Focus on two things:

  1. Understanding your boss's expectations. The only way you can do this is by asking. If there isn't an established work management system (ticketing system, bug tracker, project plan) that shows what assignments you're supposed to be working on, make sure there's a list. Write your own list if he doesn't give you one, and ask him to validate that you are focused correctly. Make sure the specific deliverable is understood, as well as timelines and who you're supposed to be interfacing with. It's hard to meet or exceed expectations if they're not clearly defined.

  2. Doing the best work you can. This goes beyond just trying hard. You've been given feedback that you aren't meeting expectations. Ask why you're being rated as a 2 and what it would take to meet a 4 rating. If you're not given specifics, ask for them. Make it clear that you're trying to learn versus trying to disprove your rating of 2. Once you have the feedback, act on it. If you can't figure things out on your own, ask for help - you probably know professors in your program that can help with technical skills, or another intern or developer at your employer. Ask your boss if there's someone in the department who's good at the things you need work on, and if you can speak with that person or work with them to learn.
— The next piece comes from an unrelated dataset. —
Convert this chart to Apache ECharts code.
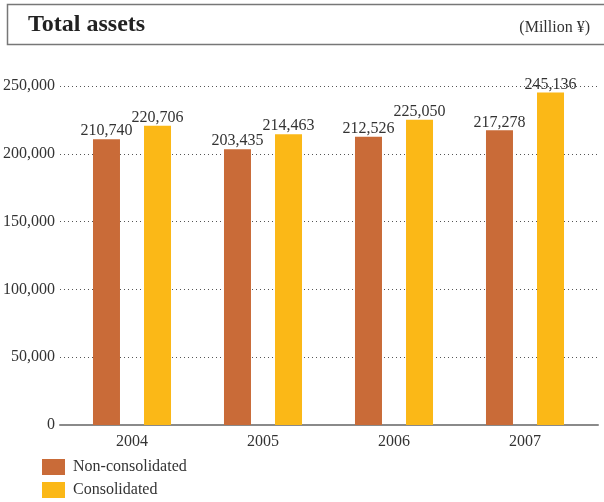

Internships aren't supposed to be exams. They're supposed to be learning opportunities. And not just opportunities to learn specific technical skills, but opportunities to learn how to behave in a professional setting. A big part of professional behavior is being able to receive constructive feedback, and being able to act on it, in order to improve yourself. Being rated a 2 is a great opportunity to learn these lessons and put some effort into showing your boss and your coordinator that you're able to grow.

If you improve and get your passing grade, congrats. If not, don't think of this as a failure, think of it as a learning opportunity. Incorporate what you've learned into your next internship (selecting where to intern, how to behave in the interview, how to make sure expectations are understood upfront, how to improve on areas where you aren't meeting expectations).

Failing at this internship doesn't mean all hope is lost. Speaking as a hiring manager, I'd rather hire someone who had a failed internship and a second one where they demonstrated that they solved the problems from the first, versus someone who just aced their way through an internship and maybe didn't gain anything from it except some lines on their resume.